### Raw data:
##########

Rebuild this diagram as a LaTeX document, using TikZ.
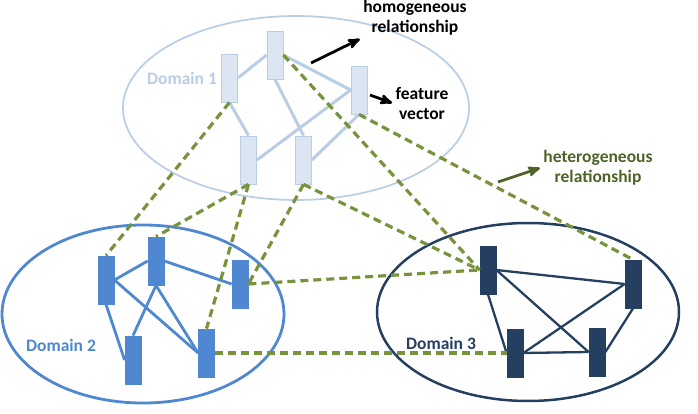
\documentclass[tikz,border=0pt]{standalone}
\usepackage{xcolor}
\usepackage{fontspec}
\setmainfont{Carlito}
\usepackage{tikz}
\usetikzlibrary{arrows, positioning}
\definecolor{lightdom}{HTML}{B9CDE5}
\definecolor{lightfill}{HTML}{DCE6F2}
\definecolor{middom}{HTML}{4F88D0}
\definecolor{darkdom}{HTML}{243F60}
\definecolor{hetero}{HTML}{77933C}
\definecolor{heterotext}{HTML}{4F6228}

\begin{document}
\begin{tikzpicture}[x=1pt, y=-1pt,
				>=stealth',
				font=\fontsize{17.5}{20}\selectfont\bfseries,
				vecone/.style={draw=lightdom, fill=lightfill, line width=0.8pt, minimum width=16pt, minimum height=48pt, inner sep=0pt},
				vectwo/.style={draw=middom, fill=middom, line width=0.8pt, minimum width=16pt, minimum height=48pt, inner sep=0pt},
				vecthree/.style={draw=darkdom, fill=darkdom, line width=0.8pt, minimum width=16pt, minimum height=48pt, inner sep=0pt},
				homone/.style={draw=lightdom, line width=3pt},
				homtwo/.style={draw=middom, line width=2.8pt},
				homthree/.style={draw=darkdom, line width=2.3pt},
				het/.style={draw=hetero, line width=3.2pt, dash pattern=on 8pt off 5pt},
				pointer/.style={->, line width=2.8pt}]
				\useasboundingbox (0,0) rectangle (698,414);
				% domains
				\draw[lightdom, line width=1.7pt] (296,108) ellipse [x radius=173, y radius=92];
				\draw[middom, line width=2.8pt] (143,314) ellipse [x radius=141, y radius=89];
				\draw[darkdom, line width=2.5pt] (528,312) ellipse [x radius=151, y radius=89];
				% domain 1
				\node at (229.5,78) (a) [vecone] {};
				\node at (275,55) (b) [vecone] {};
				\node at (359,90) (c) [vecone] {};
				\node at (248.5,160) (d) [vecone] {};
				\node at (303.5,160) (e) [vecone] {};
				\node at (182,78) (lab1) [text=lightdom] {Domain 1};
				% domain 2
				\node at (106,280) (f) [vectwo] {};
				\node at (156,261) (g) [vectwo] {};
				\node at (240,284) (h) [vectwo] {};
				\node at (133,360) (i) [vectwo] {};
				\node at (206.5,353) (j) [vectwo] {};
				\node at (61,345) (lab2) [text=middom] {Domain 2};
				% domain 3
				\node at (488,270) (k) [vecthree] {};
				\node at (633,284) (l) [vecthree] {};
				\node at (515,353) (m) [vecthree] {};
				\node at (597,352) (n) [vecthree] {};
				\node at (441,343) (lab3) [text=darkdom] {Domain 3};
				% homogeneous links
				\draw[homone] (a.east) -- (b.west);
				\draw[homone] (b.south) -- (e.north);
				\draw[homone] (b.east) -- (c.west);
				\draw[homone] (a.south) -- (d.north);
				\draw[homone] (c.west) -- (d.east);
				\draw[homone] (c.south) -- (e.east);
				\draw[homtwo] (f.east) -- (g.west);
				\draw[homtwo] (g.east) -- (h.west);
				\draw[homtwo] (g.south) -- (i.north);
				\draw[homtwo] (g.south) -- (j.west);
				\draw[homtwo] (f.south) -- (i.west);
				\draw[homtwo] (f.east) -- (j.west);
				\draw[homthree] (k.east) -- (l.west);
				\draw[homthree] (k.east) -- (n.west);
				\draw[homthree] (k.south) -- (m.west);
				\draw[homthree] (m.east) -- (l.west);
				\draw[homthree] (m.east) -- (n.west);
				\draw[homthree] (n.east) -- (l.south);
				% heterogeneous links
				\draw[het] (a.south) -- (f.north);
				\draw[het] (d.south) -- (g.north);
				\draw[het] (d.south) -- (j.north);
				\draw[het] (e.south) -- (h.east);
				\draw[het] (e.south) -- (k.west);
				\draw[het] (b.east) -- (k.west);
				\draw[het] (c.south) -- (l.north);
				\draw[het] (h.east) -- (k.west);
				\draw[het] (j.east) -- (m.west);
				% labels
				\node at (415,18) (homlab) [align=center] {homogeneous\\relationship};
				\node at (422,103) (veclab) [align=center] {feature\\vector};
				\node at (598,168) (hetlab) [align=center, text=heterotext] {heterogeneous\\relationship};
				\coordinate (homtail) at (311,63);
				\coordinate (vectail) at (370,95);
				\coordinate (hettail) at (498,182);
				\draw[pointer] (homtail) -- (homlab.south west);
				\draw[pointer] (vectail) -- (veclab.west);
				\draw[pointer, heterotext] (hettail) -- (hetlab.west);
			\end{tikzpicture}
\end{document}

##########

### Work to complete:
Pictures excluded, quote all the data above exactly.

### In response:
Rebuild this diagram as a LaTeX document, using TikZ.
\documentclass[tikz,border=0pt]{standalone}
\usepackage{xcolor}
\usepackage{fontspec}
\setmainfont{Carlito}
\usepackage{tikz}
\usetikzlibrary{arrows, positioning}
\definecolor{lightdom}{HTML}{B9CDE5}
\definecolor{lightfill}{HTML}{DCE6F2}
\definecolor{middom}{HTML}{4F88D0}
\definecolor{darkdom}{HTML}{243F60}
\definecolor{hetero}{HTML}{77933C}
\definecolor{heterotext}{HTML}{4F6228}

\begin{document}
\begin{tikzpicture}[x=1pt, y=-1pt,
				>=stealth',
				font=\fontsize{17.5}{20}\selectfont\bfseries,
				vecone/.style={draw=lightdom, fill=lightfill, line width=0.8pt, minimum width=16pt, minimum height=48pt, inner sep=0pt},
				vectwo/.style={draw=middom, fill=middom, line width=0.8pt, minimum width=16pt, minimum height=48pt, inner sep=0pt},
				vecthree/.style={draw=darkdom, fill=darkdom, line width=0.8pt, minimum width=16pt, minimum height=48pt, inner sep=0pt},
				homone/.style={draw=lightdom, line width=3pt},
				homtwo/.style={draw=middom, line width=2.8pt},
				homthree/.style={draw=darkdom, line width=2.3pt},
				het/.style={draw=hetero, line width=3.2pt, dash pattern=on 8pt off 5pt},
				pointer/.style={->, line width=2.8pt}]
				\useasboundingbox (0,0) rectangle (698,414);
				% domains
				\draw[lightdom, line width=1.7pt] (296,108) ellipse [x radius=173, y radius=92];
				\draw[middom, line width=2.8pt] (143,314) ellipse [x radius=141, y radius=89];
				\draw[darkdom, line width=2.5pt] (528,312) ellipse [x radius=151, y radius=89];
				% domain 1
				\node at (229.5,78) (a) [vecone] {};
				\node at (275,55) (b) [vecone] {};
				\node at (359,90) (c) [vecone] {};
				\node at (248.5,160) (d) [vecone] {};
				\node at (303.5,160) (e) [vecone] {};
				\node at (182,78) (lab1) [text=lightdom] {Domain 1};
				% domain 2
				\node at (106,280) (f) [vectwo] {};
				\node at (156,261) (g) [vectwo] {};
				\node at (240,284) (h) [vectwo] {};
				\node at (133,360) (i) [vectwo] {};
				\node at (206.5,353) (j) [vectwo] {};
				\node at (61,345) (lab2) [text=middom] {Domain 2};
				% domain 3
				\node at (488,270) (k) [vecthree] {};
				\node at (633,284) (l) [vecthree] {};
				\node at (515,353) (m) [vecthree] {};
				\node at (597,352) (n) [vecthree] {};
				\node at (441,343) (lab3) [text=darkdom] {Domain 3};
				% homogeneous links
				\draw[homone] (a.east) -- (b.west);
				\draw[homone] (b.south) -- (e.north);
				\draw[homone] (b.east) -- (c.west);
				\draw[homone] (a.south) -- (d.north);
				\draw[homone] (c.west) -- (d.east);
				\draw[homone] (c.south) -- (e.east);
				\draw[homtwo] (f.east) -- (g.west);
				\draw[homtwo] (g.east) -- (h.west);
				\draw[homtwo] (g.south) -- (i.north);
				\draw[homtwo] (g.south) -- (j.west);
				\draw[homtwo] (f.south) -- (i.west);
				\draw[homtwo] (f.east) -- (j.west);
				\draw[homthree] (k.east) -- (l.west);
				\draw[homthree] (k.east) -- (n.west);
				\draw[homthree] (k.south) -- (m.west);
				\draw[homthree] (m.east) -- (l.west);
				\draw[homthree] (m.east) -- (n.west);
				\draw[homthree] (n.east) -- (l.south);
				% heterogeneous links
				\draw[het] (a.south) -- (f.north);
				\draw[het] (d.south) -- (g.north);
				\draw[het] (d.south) -- (j.north);
				\draw[het] (e.south) -- (h.east);
				\draw[het] (e.south) -- (k.west);
				\draw[het] (b.east) -- (k.west);
				\draw[het] (c.south) -- (l.north);
				\draw[het] (h.east) -- (k.west);
				\draw[het] (j.east) -- (m.west);
				% labels
				\node at (415,18) (homlab) [align=center] {homogeneous\\relationship};
				\node at (422,103) (veclab) [align=center] {feature\\vector};
				\node at (598,168) (hetlab) [align=center, text=heterotext] {heterogeneous\\relationship};
				\coordinate (homtail) at (311,63);
				\coordinate (vectail) at (370,95);
				\coordinate (hettail) at (498,182);
				\draw[pointer] (homtail) -- (homlab.south west);
				\draw[pointer] (vectail) -- (veclab.west);
				\draw[pointer, heterotext] (hettail) -- (hetlab.west);
			\end{tikzpicture}
\end{document}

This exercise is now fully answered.